Challenge. Copy out all lines that carry the word "this".

Dataset excerpts.
----

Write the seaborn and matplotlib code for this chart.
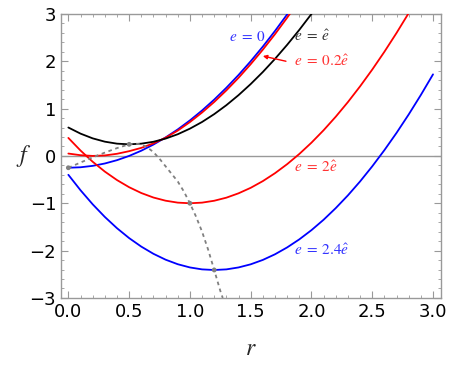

----

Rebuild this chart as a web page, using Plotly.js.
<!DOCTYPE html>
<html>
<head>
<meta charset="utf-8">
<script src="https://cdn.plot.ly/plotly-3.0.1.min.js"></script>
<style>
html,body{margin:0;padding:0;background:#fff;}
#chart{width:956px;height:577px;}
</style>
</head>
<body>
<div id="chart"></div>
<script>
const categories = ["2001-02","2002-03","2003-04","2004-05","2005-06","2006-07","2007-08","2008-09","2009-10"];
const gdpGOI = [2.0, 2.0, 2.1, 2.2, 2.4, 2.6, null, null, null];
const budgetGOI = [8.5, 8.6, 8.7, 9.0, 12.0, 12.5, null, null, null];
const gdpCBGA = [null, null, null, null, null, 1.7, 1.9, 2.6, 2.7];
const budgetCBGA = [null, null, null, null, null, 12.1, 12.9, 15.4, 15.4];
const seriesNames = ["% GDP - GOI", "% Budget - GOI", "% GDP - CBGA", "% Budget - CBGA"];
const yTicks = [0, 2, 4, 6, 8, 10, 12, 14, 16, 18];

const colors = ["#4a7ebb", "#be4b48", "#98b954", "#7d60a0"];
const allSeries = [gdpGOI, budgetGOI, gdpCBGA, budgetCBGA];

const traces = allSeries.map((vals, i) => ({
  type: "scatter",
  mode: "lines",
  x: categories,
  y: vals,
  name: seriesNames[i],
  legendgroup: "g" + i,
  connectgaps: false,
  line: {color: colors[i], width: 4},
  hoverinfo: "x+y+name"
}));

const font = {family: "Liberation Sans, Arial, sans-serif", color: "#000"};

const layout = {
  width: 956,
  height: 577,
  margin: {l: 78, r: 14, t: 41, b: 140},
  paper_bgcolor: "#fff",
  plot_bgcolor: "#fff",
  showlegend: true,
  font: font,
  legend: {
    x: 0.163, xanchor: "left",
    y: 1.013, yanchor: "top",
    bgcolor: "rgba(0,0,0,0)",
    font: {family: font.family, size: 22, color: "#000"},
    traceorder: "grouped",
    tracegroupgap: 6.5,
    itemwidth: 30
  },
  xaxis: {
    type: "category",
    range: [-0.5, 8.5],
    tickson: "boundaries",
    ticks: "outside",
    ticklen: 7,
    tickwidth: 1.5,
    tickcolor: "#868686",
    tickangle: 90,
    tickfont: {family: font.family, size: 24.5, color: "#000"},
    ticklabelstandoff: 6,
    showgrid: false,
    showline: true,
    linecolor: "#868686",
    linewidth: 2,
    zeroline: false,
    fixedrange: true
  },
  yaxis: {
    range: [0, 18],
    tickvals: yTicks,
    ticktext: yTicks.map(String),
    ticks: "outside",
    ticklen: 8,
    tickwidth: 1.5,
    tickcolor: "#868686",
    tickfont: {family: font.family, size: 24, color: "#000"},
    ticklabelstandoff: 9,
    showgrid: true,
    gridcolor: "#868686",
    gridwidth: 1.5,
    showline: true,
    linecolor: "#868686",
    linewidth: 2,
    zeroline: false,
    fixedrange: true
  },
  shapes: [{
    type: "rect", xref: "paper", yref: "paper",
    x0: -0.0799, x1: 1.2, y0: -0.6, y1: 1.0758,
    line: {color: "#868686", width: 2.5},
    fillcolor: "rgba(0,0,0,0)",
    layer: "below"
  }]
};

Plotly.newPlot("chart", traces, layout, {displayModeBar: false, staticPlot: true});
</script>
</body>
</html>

----

Exercise response.
Write the seaborn and matplotlib code for this chart.
Rebuild this chart as a web page, using Plotly.js.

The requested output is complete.